Kawhi Leonard didn’t just have a big night Sunday in Inglewood, he had the kind of night that makes the box score look fake and the opponent feel like it spent 48 minutes defending a ghost.
Against the East-leading Detroit Pistons, Leonard detonated for a career-high 55 points in the LA Clippers’ 112–99 win at Intuit Dome, matching the franchise single-game scoring record and dragging the Clippers’ season into a suddenly different tone: alive.
This wasn’t empty calorie scoring, either. Leonard shot 17-for-26 from the field, hit five threes, and lived at the line (16-for-17). He grabbed 11 rebounds, and the defensive line was just as loud: five steals and three blocks… the full “Kawhi package”.
A MASTERPIECE FROM KAWHI LEONARD!
🖐️ 55 PTS (career-high)
🖐️ 11 REB
🖐️ 5 STL
🖐️ 3 BLK
🖐️ 5 3PMThat ties the Clippers franchise record for PTS in a game 🔥 pic.twitter.com/PMacnRiUxW
— NBA (@NBA) December 29, 2025
The third quarter was where it turned from “hot” to “historic.” Leonard poured in 26 points in the period alone, blowing the game open whenever Detroit hinted at momentum.
The Pistons twice cut the margin to single digits in the third, but every time they reached for oxygen, Leonard took it away; a pull-up here, a corner three there, a mid-post fade that looked like it was guided by muscle memory more than the defense in front of him.
There was even a twist that felt perfectly Leonard: he could have tried to own the franchise record outright, but chose not to chase it.
“Like I told (Lue), I would rather play another game than go out there and risk it,” Leonard said afterward. “Hopefully we can get another win and be in the same situation. It is what it is.”
That line is pure Kawhi; the rare superstar who can torch you for 55 and still sound like he’s talking about filing paperwork.
James Harden, who added 28 points and watched Leonard’s eruption up close, sounded more like the rest of us: stunned, happy, and a little relieved.
“It was a beautiful thing to see how efficient, how effortless it was,” Harden said. “It was just so smooth. He got to whatever spot he wanted to and once you get to that spot it’s not even about the defender. It’s about him making the shot. … For him, what he had to battle through just to go out there and be himself was a beautiful thing to see.”
The subtext matters. Leonard has been slowed by injuries in recent seasons, and even this year he missed time earlier with ankle and foot issues. But lately, the minutes have climbed, the rhythm has returned, and the Clippers have started stacking wins: four straight now, after a stretch where they had dropped 10 of 11.
Tyronn Lue didn’t overcomplicate what everyone in the building could see.
“He’s finally getting healthy and finally being able to play enough minutes to be very effective,” Lue said. “When he’s healthy, he’s one of the top guys in the league. We’ve been able to see that of late.”
Leonard, for his part, framed it as a shift in responsibility, not a heater, but an evolution.
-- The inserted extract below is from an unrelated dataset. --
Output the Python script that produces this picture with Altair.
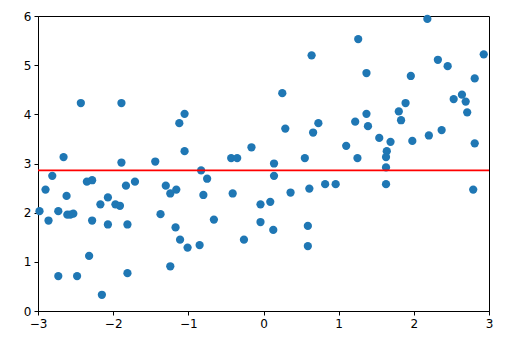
import altair as alt
import pandas as pd

x_vals = [
    -2.98, -2.90, -2.86, -2.81, -2.73, -2.73, -2.66, -2.62, -2.61, -2.57,
    -2.53, -2.48, -2.43, -2.35, -2.28, -2.28, -2.32, -2.17, -2.15, -2.07,
    -2.07, -1.97, -1.91, -1.89, -1.89, -1.83, -1.81, -1.81, -1.71, -1.44,
    -1.37, -1.30, -1.24, -1.24, -1.16, -1.17, -1.11, -1.12,
    -1.05, -1.05, -1.01, -0.85, -0.83, -0.75, -0.80, -0.66, -0.43, -0.35,
    -0.41, -0.26, -0.16, -0.04, -0.04, 0.09, 0.13, 0.14, 0.14, 0.25,
    0.29, 0.36, 0.55, 0.61, 0.59, 0.59, 0.64, 0.66, 0.73, 0.82,
    0.96, 1.10,
    1.26, 1.22, 1.25, 1.37, 1.37, 1.39, 1.54, 1.69, 1.64, 1.63,
    1.63, 1.63, 1.80, 1.89, 1.83, 1.96, 1.98, 2.18, 2.20, 2.32,
    2.37, 2.45, 2.53, 2.64, 2.69, 2.71, 2.81, 2.81, 2.79, 2.93,
]
y_vals = [
    2.03, 2.47, 1.84, 2.75, 2.03, 0.71, 3.13, 2.34, 1.96, 1.96,
    1.98, 0.71, 4.23, 2.63, 2.66, 1.84, 1.12, 2.17, 0.33, 2.31,
    1.76, 2.17, 2.14, 4.23, 3.02, 2.55, 1.76, 0.77, 2.63, 3.04,
    1.97, 2.55, 2.39, 0.91, 2.47, 1.70, 1.45, 3.82,
    4.01, 3.25, 1.29, 1.34, 2.86, 2.69, 2.36, 1.86, 3.11, 3.11,
    2.39, 1.45, 3.33, 2.17, 1.81, 2.22, 1.65, 3.00, 2.75, 4.43,
    3.71, 2.41, 3.11, 2.49, 1.73, 1.32, 5.20, 3.63, 3.82, 2.58,
    2.58, 3.36,
    5.53, 3.85, 3.11, 4.84, 4.01, 3.76, 3.52, 3.44, 3.25, 3.13,
    2.92, 2.58, 4.06, 4.23, 3.88, 4.78, 3.46, 5.94, 3.57, 5.11,
    3.68, 4.98, 4.31, 4.40, 4.26, 4.04, 4.73, 3.41, 2.47, 5.22,
]
mean_line = [2.86]
x_ticks = [-3, -2, -1, 0, 1, 2, 3]
y_ticks = [0, 1, 2, 3, 4, 5, 6]

df = pd.DataFrame({"x": x_vals, "y": y_vals})
line_df = pd.DataFrame({"y": mean_line})

axis_common = dict(
    domainColor="black", domainWidth=1, tickColor="black", tickWidth=1,
    tickSize=4, labelFont="DejaVu Sans", labelFontSize=12, labelColor="black",
    grid=False, title=None, labelPadding=3, labelFlush=False,
    labelExpr="replace(datum.label, '-', '\u2212')",
)

xs = alt.Scale(domain=[-3, 3], nice=False, zero=False)
ys = alt.Scale(domain=[0, 6], nice=False, zero=False)

points = alt.Chart(df).mark_point(
    filled=True, size=68, color="#1f77b4", opacity=1
).encode(
    x=alt.X("x:Q", scale=xs, axis=alt.Axis(values=x_ticks, **axis_common)),
    y=alt.Y("y:Q", scale=ys, axis=alt.Axis(values=y_ticks, **axis_common)),
)

rule = alt.Chart(line_df).mark_rule(color="red", strokeWidth=1.6).encode(
    y=alt.Y("y:Q", scale=ys)
)

chart = (points + rule).properties(
    width=451, height=295,
    autosize=alt.AutoSizeParams(type="none"),
    padding={"left": 38, "top": 16, "right": 32, "bottom": 44},
).configure_view(stroke="black", strokeWidth=1)

chart.save("out.html", embed_options={"renderer": "svg", "actions": False})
“I’ve never really kind of been in this situation,” he said. “I’m more trying to get guys the ball and sharing it more than what I have been doing. But the coaches need me to be aggressive the entire game. … It’s just a different evolution of me trying to shoot more 3s and trying to evolve my game to today’s game.”
Detroit didn’t fold quietly. Cade Cunningham scored 27 points; all in the second half after foul trouble and a scoreless first half, and Jalen Duren worked inside for 18 points and 14 rebounds. But the Pistons couldn’t buy threes early (0-for-12 in the first half) and spent too much of the night reacting to a Clippers team that played like it knew exactly where the advantage was.
The strangest detail in all of it might have been how “old” the Clippers looked on paper and how young they played in reality. With Ivica Zubac out, Lue leaned into a veteran-heavy group, and Leonard responded with a performance that didn’t just beat the Pistons, it announced that the Clippers’ ceiling depends on one thing more than any scheme or rotation: whether Kawhi can keep being Kawhi.